▶ [MATERIAL SUPPLIED]:
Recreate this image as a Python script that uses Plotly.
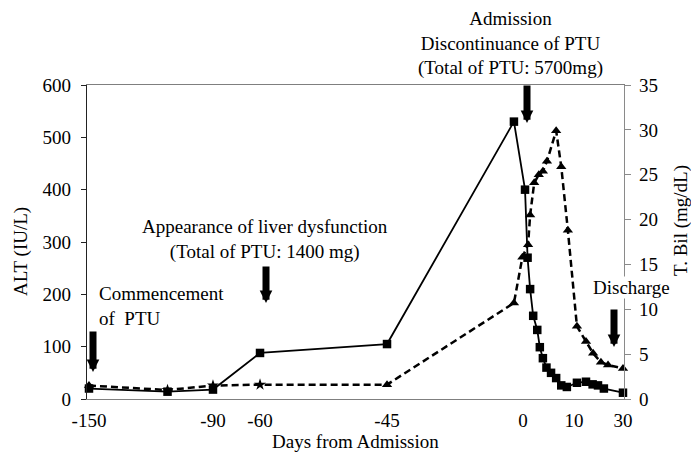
import numpy as np
import plotly.graph_objects as go

# ---------------- data ----------------
TICK_DAYS = [-150, -90, -60, -45, 0, 10, 30]
TICK_LABELS = ["-150", "-90", "-60", "-45", "0", "10", "30"]
# the original x axis is piecewise scaled; fraction of axis width for each tick day
AXIS_BREAKS = [0.0037, 0.2346, 0.3222, 0.5587, 0.8119, 0.9069, 0.9981]

ALT_DAYS = [-150, -112, -90, -60, -45, -3, 0.4, 0.9, 1.4, 2.0, 2.8, 3.3, 3.9, 4.6,
            5.5, 6.5, 7.5, 8.6, 11.2, 14.9, 17.6, 19.8, 22.2, 30]
ALT = [20, 14, 18, 88, 105, 530, 400, 270, 210, 159, 132, 99, 78, 60,
       50, 40, 26, 23, 31, 33, 28, 26, 20, 12]

TBIL_DAYS = [-150, -112, -90, -60, -45, -3, -0.2, 1.0, 1.4, 2.2, 3.1, 3.9, 4.7,
             6.5, 7.5, 8.8, 11.2, 14.9, 17.8, 21.0, 23.9, 30]
TBIL = [1.5, 1.0, 1.5, 1.6, 1.6, 10.7, 15.8, 17.2, 20.5, 24.1, 25.0, 25.4, 26.5,
        29.9, 25.9, 18.8, 8.1, 6.4, 5.1, 4.1, 3.8, 3.4]
TBIL_SYMBOLS = ["triangle-up", "star", "star", "star"] + ["triangle-up"] * (len(TBIL) - 4)


def warp(days):
    return np.interp(days, TICK_DAYS, AXIS_BREAKS)


FONT = "Liberation Serif, Times New Roman, serif"
W, H = 691, 453
ML, MR, MT, MB = 87, 67, 85, 54


def px(xp):
    return (xp - ML) / (W - ML - MR)


def py(yp):
    return (H - MB - yp) / (H - MT - MB)


fig = go.Figure()
fig.add_trace(go.Scatter(
    x=warp(TBIL_DAYS), y=TBIL, yaxis="y2", mode="lines+markers",
    line=dict(color="black", width=2.5, dash="7px,4px"),
    marker=dict(symbol=TBIL_SYMBOLS, size=9, color="black"),
    name="T. Bil", cliponaxis=False,
))
fig.add_trace(go.Scatter(
    x=warp(ALT_DAYS), y=ALT, mode="lines+markers",
    line=dict(color="black", width=1.8),
    marker=dict(symbol="square", size=8.5, color="black"),
    name="ALT", cliponaxis=False,
))

annotations = []
# text labels
annotations.append(dict(xref="paper", yref="paper", x=px(510), y=py(44),
                        text="Admission<br>Discontinuance of PTU<br>(Total of PTU: 5700mg)",
                        showarrow=False, xanchor="center", yanchor="middle", align="center"))
annotations.append(dict(xref="paper", yref="paper", x=px(265), y=py(239),
                        text="Appearance of liver dysfunction<br>(Total of PTU: 1400 mg)",
                        showarrow=False, xanchor="center", yanchor="middle", align="center"))
annotations.append(dict(xref="paper", yref="paper", x=px(97), y=py(306),
                        text="Commencement<br>of\u00a0 PTU",
                        showarrow=False, xanchor="left", yanchor="middle", align="left"))
annotations.append(dict(xref="paper", yref="paper", x=px(631), y=py(287),
                        text="Discharge", showarrow=False, xanchor="center", yanchor="middle",
                        bgcolor="white", borderpad=0))
# axis titles
annotations.append(dict(xref="paper", yref="paper", x=px(355), y=py(441),
                        text="Days from Admission", showarrow=False,
                        xanchor="center", yanchor="middle"))
annotations.append(dict(xref="paper", yref="paper", x=px(21), y=py(252),
                        text="ALT (IU/L)", showarrow=False, textangle=-90,
                        xanchor="center", yanchor="middle"))
annotations.append(dict(xref="paper", yref="paper", x=px(681), y=py(221),
                        text="T. Bil (mg/dL)", showarrow=False, textangle=-90,
                        xanchor="center", yanchor="middle"))
# thick arrows (tip x, tip y, tail y in pixels)
for tx, ty, tail in [(93, 372, 330), (266, 303, 265), (527, 123, 84), (614, 347, 308)]:
    annotations.append(dict(xref="paper", yref="paper", x=px(tx), y=py(ty),
                            ax=0, ay=tail - ty, text="", showarrow=True,
                            arrowhead=2, arrowwidth=7, arrowsize=0.36, arrowcolor="black"))

fig.update_layout(
    width=W, height=H,
    margin=dict(l=ML, r=MR, t=MT, b=MB, pad=0),
    paper_bgcolor="white", plot_bgcolor="white",
    showlegend=False,
    font=dict(family=FONT, size=19, color="black"),
    xaxis=dict(range=[0, 1], tickmode="array", tickvals=warp(TICK_DAYS), ticktext=TICK_LABELS,
               showgrid=False, zeroline=False, showline=True, linecolor="#7f7f7f", linewidth=1.3,
               mirror=True, ticks="", ticklabelstandoff=4),
    yaxis=dict(range=[0, 600], dtick=100, showgrid=False, zeroline=False, showline=True,
               linecolor="#222222", linewidth=1.3, ticks="outside", ticklen=5, tickcolor="#222222",
               ticklabelstandoff=6),
    yaxis2=dict(range=[0, 35], dtick=5, overlaying="y", side="right", showgrid=False,
                zeroline=False, showline=True, linecolor="#8a8a8a", linewidth=1.3,
                ticks="outside", ticklen=6, tickcolor="#8a8a8a", ticklabelstandoff=4),
    annotations=annotations,
)

fig.write_html("out.html", config={"displayModeBar": False},
               post_script="document.body.style.margin='0';")
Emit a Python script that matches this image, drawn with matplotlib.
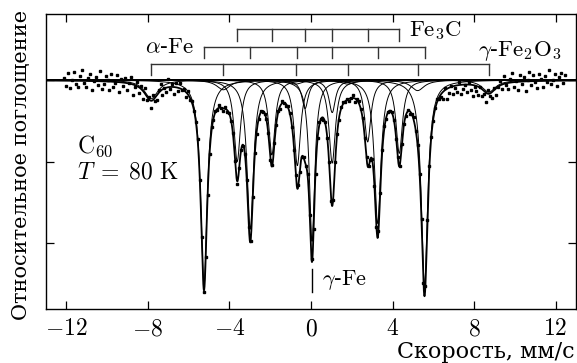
import numpy as np
import matplotlib
matplotlib.use('Agg')
import matplotlib.pyplot as plt

plt.rcParams['mathtext.fontset'] = 'cm'
plt.rcParams['font.family'] = ['DejaVu Serif']

# line positions (mm/s), depths and half widths of the fitted components
afe_pos = [-5.25, -2.98, -0.67, 1.04, 3.27, 5.57]
afe_depth = [2.52, 1.83, 1.05, 1.02, 1.76, 2.53]
afe_hw = 0.19

fe3c_pos = [-3.62, -1.92, -0.29, 1.04, 2.78, 4.33]
fe3c_depth = [1.0, 0.92, 0.35, 0.4, 0.76, 0.9]
fe3c_hw = 0.19

gfe_pos = [0.05]
gfe_depth = [1.98]
gfe_hw = 0.16

fe2o3_pos = [-7.84, -4.30, -0.75, 1.80, 5.23, 8.72]
fe2o3_depth = [0.23, 0.12, 0.05, 0.05, 0.13, 0.15]
fe2o3_hw = 0.4

# scatter of measured points around the fit (units of 0.01)
dev_left = [3, -6, 9, -9, 1, 11, -4, -8, 6, 13,
            -2, -7, 4, 8, -11, 0, 5, -5, 12, -9,
            -3, 7, 2, -10, 10, -6, -1, 8, -12, 4,
            -4, 6, -8, 1, 9, -13, -2, 5, -7, 3,
            -10, 7, -4, 2, -9, 6, -3, -6, 4, 8,
            -7, 1, -5, 10, -2, 3, -8, 5, -4, 7,
            -1, 2, -6, 4, -3]
dev_mid = [2, -1, 0, 3, -2, 1, -3, 2, 0, -1,
           4, -2, 1, -1, 3, 0, -3, 2, -2, 1,
           0, 3, -1, -4, 2, 1, -2, 0, 3, -1,
           -2, 1, 4, -3, 0, 2, -1, -2, 1, 3,
           -3, 0, 2, -1, 1, -4, 3, 0, -2, 2,
           1, -1, -3, 2, 4, -2, 0, 1, -1, 3,
           -2, 2, 0, -3, 1, 3, -1, -2, 2, 0,
           4, -1, -2, 1, 0, -3, 2, 3, -1, 1,
           -2, 0, 3, -4, 1, 2, -1, 0, -3, 2,
           1, -2, 3, 0, -1, 2, -3, 1, 4, -2,
           0, -1, 2, 1, -3, 3, -2, 0, 1, -1,
           2, -3, 0, 4, -2, 1, -1, 3, 0, -2,
           1, 2, -1, -3, 0, 3, -2]
dev_right = [-4, -9, 2, -12, -6, 1, -10, -3, -8, 4,
             -11, -5, -1, -9, 3, -7, -13, -2, -6, -10,
             1, -8, -4, -11, 5, -3, -7, 2, -9, 0,
             6, -5, 10, -2, -8, 4, 12, -6, 1, -10,
             8, -3, 5, -12, 2, 11, -5, 7, -1, -9,
             9, 3, -7, 6, -2, 13, -4, 1, 8, -6,
             4, 10, -3, 7]

xticks = [-12, -8, -4, 0, 4, 8, 12]


def lorentz(v, p, d, hw):
    return -d / (1 + ((v - p) / hw) ** 2)


components = []
for pos, dep, hw in [(afe_pos, afe_depth, afe_hw), (fe3c_pos, fe3c_depth, fe3c_hw),
                     (gfe_pos, gfe_depth, gfe_hw), (fe2o3_pos, fe2o3_depth, fe2o3_hw)]:
    for p, d in zip(pos, dep):
        components.append((p, d, hw))


def total(v):
    s = np.zeros_like(v)
    for p, d, hw in components:
        s += lorentz(v, p, d, hw)
    return s


dev = np.array(dev_left + dev_mid + dev_right) * 0.01
v_data = np.linspace(-12.1, 12.45, len(dev))
y_data = total(v_data) + dev

v = np.linspace(-13, 13, 3000)

fig = plt.figure(figsize=(5.77, 3.63), dpi=100)
ax = fig.add_axes([46 / 577, 54 / 363, 530 / 577, 295 / 363])

for p, d, hw in components:
    ax.plot(v, lorentz(v, p, d, hw), color='black', lw=0.7)
ax.plot(v, total(v), color='black', lw=1.3)
ax.plot(v_data, y_data, 's', color='black', ms=1.9)

# stick diagrams
def bracket(pos, y):
    ax.plot([pos[0], pos[-1]], [y, y], color='#333333', lw=1.0)
    for p in pos:
        ax.plot([p, p], [y, y - 0.14], color='#333333', lw=1.0)

bracket(fe3c_pos, 0.62)
bracket(afe_pos, 0.41)
bracket(fe2o3_pos, 0.20)

ax.text(-5.75, 0.40, r'$\alpha$-$\mathrm{Fe}$', fontsize=16.5, ha='right', va='center')
ax.text(4.8, 0.61, r'$\mathrm{Fe_3C}$', fontsize=16.5, ha='left', va='center')
ax.text(8.2, 0.36, r'$\gamma$-$\mathrm{Fe_2O_3}$', fontsize=16.5, ha='left', va='center')
ax.text(-11.5, -0.82, r'$\mathrm{C}_{60}$', fontsize=17, ha='left', va='center')
ax.text(-11.5, -1.13, r'$T\;=\;80\ \mathrm{K}$', fontsize=17, ha='left', va='center')
ax.plot([0.05, 0.05], [-2.32, -2.6], color='black', lw=1.0)
ax.text(0.55, -2.45, r'$\gamma$-$\mathrm{Fe}$', fontsize=16, ha='left', va='center')

ax.set_xlim(-13, 13)
ax.set_ylim(-2.81, 0.81)
ax.set_xticks(xticks)
ax.set_xticklabels([f'${t}$' for t in xticks])
ax.set_yticks([0, -1, -2])
ax.set_yticklabels([])
ax.tick_params(direction='in', top=True, right=True, length=6, width=0.9,
               labelsize=17, pad=6)
for s in ax.spines.values():
    s.set_linewidth(1.0)

fig.text(22 / 577, 1 - 165 / 363, 'Относительное поглощение', rotation=90,
         ha='center', va='center', fontsize=15)
fig.text(575 / 577, 1 - 352 / 363, 'Скорость, мм/с', ha='right', va='center',
         fontsize=16)

fig.savefig('out.png', dpi=100)
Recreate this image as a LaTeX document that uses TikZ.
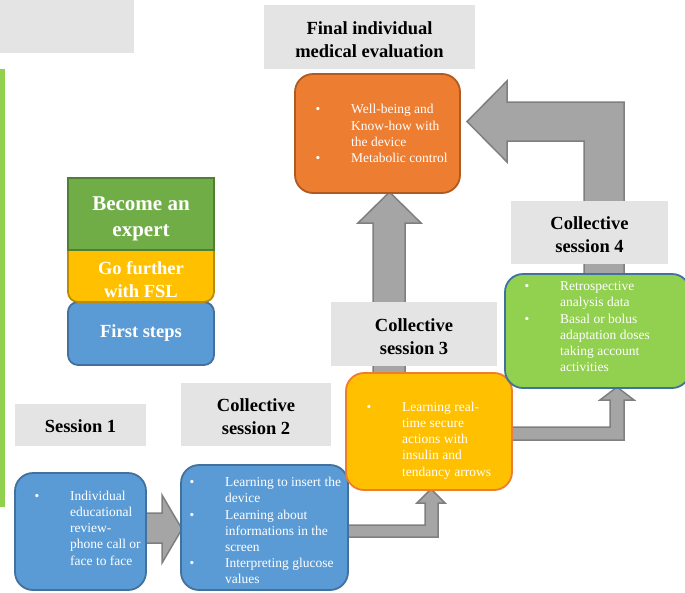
\documentclass[tikz,border=0pt]{standalone}
\usepackage{fontspec}
\setmainfont{Liberation Serif}
\usepackage{array}
\usetikzlibrary{calc}
\definecolor{lblgray}{HTML}{E4E4E4}
\definecolor{arrfill}{HTML}{A5A5A5}
\definecolor{arrdraw}{HTML}{7F7F7F}
\definecolor{mblue}{HTML}{5B9BD5}
\definecolor{mblueb}{HTML}{41719C}
\definecolor{myel}{HTML}{FFC000}
\definecolor{myelb}{HTML}{BC8C00}
\definecolor{morange}{HTML}{ED7D31}
\definecolor{morangeb}{HTML}{AE5A21}
\definecolor{mlgreen}{HTML}{92D050}
\definecolor{mdgreen}{HTML}{70AD47}
\definecolor{mdgreenb}{HTML}{507E32}
\newcommand\myblist[2]{\begin{tabular}{@{}>{\raggedright\arraybackslash}p{34pt}@{}>{\raggedright\arraybackslash}p{#1}@{}}#2\end{tabular}}
\newcommand\mybul{\hspace*{-1.5pt}\textbullet}
\begin{document}
\begin{tikzpicture}[x=1pt,y=-1pt,
  lblbox/.style={fill=lblgray, draw=none, inner sep=0},
  lbltext/.style={inner sep=0, align=center, text=black,
    font=\fontsize{18.5}{23}\selectfont\bfseries},
  sbox/.style={rounded corners=18pt, line width=1.8pt, inner sep=0},
  btext/.style={inner sep=0, anchor=west, text=white,
    font=\fontsize{13.5}{16.2}\selectfont},
  blockarrow/.style={fill=arrfill, draw=arrdraw, line width=1.5pt, line join=miter},
  legtext/.style={inner sep=0, align=center, text=white}
]
\useasboundingbox (0,0) rectangle (685,592);

% top-left gray box and left green bar
\node[lblbox, minimum width=134, minimum height=53] (topgray) at (67,26.5) {};
\node[fill=mlgreen, inner sep=0, minimum width=5, minimum height=438] (gbar) at (2.5,288) {};

% legend
\node[fill=mblue, draw=mblueb, line width=1.8pt, rounded corners=10pt, inner sep=0,
  minimum width=146, minimum height=63] (leg1) at (141,333.5) {};
\node[fill=myel, draw=myelb, line width=1.8pt, rounded corners=10pt, inner sep=0,
  minimum width=146, minimum height=62] (leg2) at (141,271) {};
\node[fill=mdgreen, draw=mdgreenb, line width=1.8pt, inner sep=0,
  minimum width=146, minimum height=72] (leg3) at (141,214) {};
\node[legtext, font=\fontsize{21}{26}\selectfont\bfseries] (leg3t) at (141,219) {Become an\\expert};
\node[legtext, font=\fontsize{18.5}{23}\selectfont\bfseries] (leg2t) at (141,280) {Go further\\with FSL};
\node[legtext, font=\fontsize{18.5}{23}\selectfont\bfseries] (leg1t) at (141,333.5) {First steps};

% block arrows (behind)
\draw[blockarrow] (146,513) -- (162,513) -- (162,495) -- (182,529) -- (162,563) -- (162,543) -- (146,543) -- cycle;
\draw[blockarrow] (347,525) -- (425,525) -- (425,503) -- (417,503) -- (431,489) -- (445,503) -- (438,503) -- (438,537) -- (347,537) -- cycle;
\draw[blockarrow] (512,427) -- (610,427) -- (610,400) -- (600,400) -- (617,387) -- (634,400) -- (624,400) -- (624,440) -- (512,440) -- cycle;
\draw[blockarrow] (373,374) -- (373,223) -- (358,223) -- (389.5,192) -- (421,223) -- (405,223) -- (405,374) -- cycle;
\draw[blockarrow] (584,275) -- (584,141) -- (507,141) -- (507,162) -- (467,121.5) -- (507,81) -- (507,102) -- (624,102) -- (624,275) -- cycle;

% labels
\node[lblbox, minimum width=131, minimum height=42] (l1) at (80.5,425) {};
\node[lblbox, minimum width=150, minimum height=63] (l2) at (256,414.5) {};
\node[lblbox, minimum width=166, minimum height=64] (l3) at (414,334) {};
\node[lblbox, minimum width=157, minimum height=63] (l4) at (589.5,232.5) {};
\node[lblbox, minimum width=211, minimum height=64] (lf) at (369.5,37) {};
\node[lbltext] (l1t) at ($(l1)+(0,1.5)$) {Session 1};
\node[lbltext] (l2t) at ($(l2)+(0,2.5)$) {Collective\\session 2};
\node[lbltext] (l3t) at ($(l3)+(0,2.5)$) {Collective\\session 3};
\node[lbltext] (l4t) at ($(l4)+(0,2.5)$) {Collective\\session 4};
\node[lbltext] (lft) at ($(lf)+(0,2.5)$) {Final individual\\medical evaluation};

% boxes
\node[sbox, fill=mblue, draw=mblueb, minimum width=131, minimum height=117] (b1) at (80.5,531.5) {};
\node[sbox, fill=mblue, draw=mblueb, minimum width=167, minimum height=125] (b2) at (264.5,527.5) {};
\node[sbox, fill=myel, draw=morange, minimum width=166, minimum height=117] (b3) at (429,431.5) {};
\node[sbox, fill=mlgreen, draw=mblueb, minimum width=185, minimum height=114] (b4) at (597.5,331) {};
\node[sbox, fill=morange, draw=morangeb, minimum width=165, minimum height=119] (bf) at (377.5,133.5) {};

% box texts
\node[btext] (t1) at (36,529.5) {\myblist{80pt}{\mybul & Individual\newline educational\newline review-\newline phone call or\newline face to face}};
\node[btext] (t2) at (191,532) {\myblist{125pt}{\mybul & Learning to insert the\newline device\\
\mybul & Learning about\newline informations in the\newline screen\\
\mybul & Interpreting glucose\newline values}};
\node[btext] (t3) at (368,440.5) {\myblist{105pt}{\mybul & Learning real-\newline time secure\newline actions with\newline insulin and\newline tendancy arrows}};
\node[btext] (t4) at (526,328) {\myblist{115pt}{\mybul & Retrospective\newline analysis data\\
\mybul & Basal or bolus\newline adaptation doses\newline taking account\newline activities}};
\node[btext] (tf) at (317,135) {\myblist{105pt}{\mybul & Well-being and\newline Know-how with\newline the device\\
\mybul & Metabolic control}};
\end{tikzpicture}
\end{document}
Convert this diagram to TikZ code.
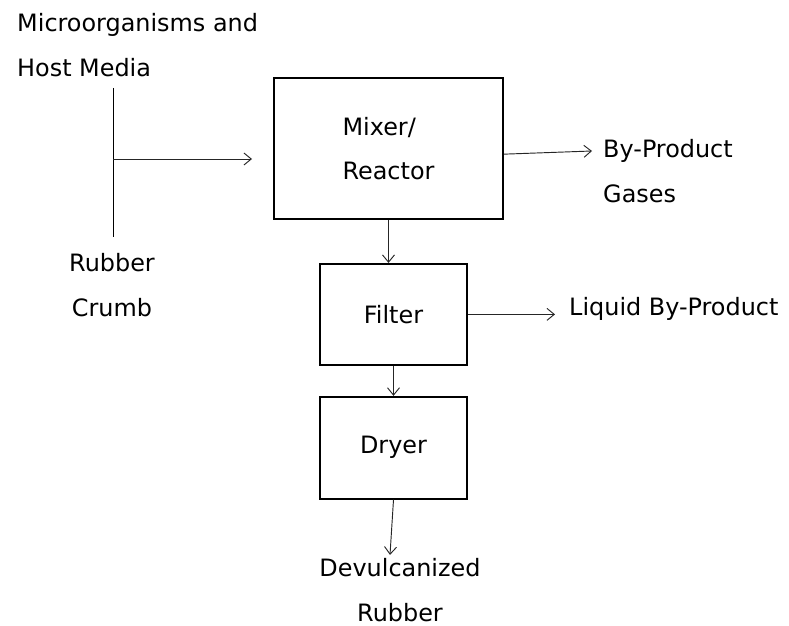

▶ [WRITTEN EXERCISE]:
Give again, word for word, the part that opens with the line containing "Emit a Python" and closes with the one containing "fe2o3_hw = 0.4". Include both of those lines and skip all pictures.

▶ [EXERCISE RESPONSE]:
Emit a Python script that matches this image, drawn with matplotlib.
import numpy as np
import matplotlib
matplotlib.use('Agg')
import matplotlib.pyplot as plt

plt.rcParams['mathtext.fontset'] = 'cm'
plt.rcParams['font.family'] = ['DejaVu Serif']

# line positions (mm/s), depths and half widths of the fitted components
afe_pos = [-5.25, -2.98, -0.67, 1.04, 3.27, 5.57]
afe_depth = [2.52, 1.83, 1.05, 1.02, 1.76, 2.53]
afe_hw = 0.19

fe3c_pos = [-3.62, -1.92, -0.29, 1.04, 2.78, 4.33]
fe3c_depth = [1.0, 0.92, 0.35, 0.4, 0.76, 0.9]
fe3c_hw = 0.19

gfe_pos = [0.05]
gfe_depth = [1.98]
gfe_hw = 0.16

fe2o3_pos = [-7.84, -4.30, -0.75, 1.80, 5.23, 8.72]
fe2o3_depth = [0.23, 0.12, 0.05, 0.05, 0.13, 0.15]
fe2o3_hw = 0.4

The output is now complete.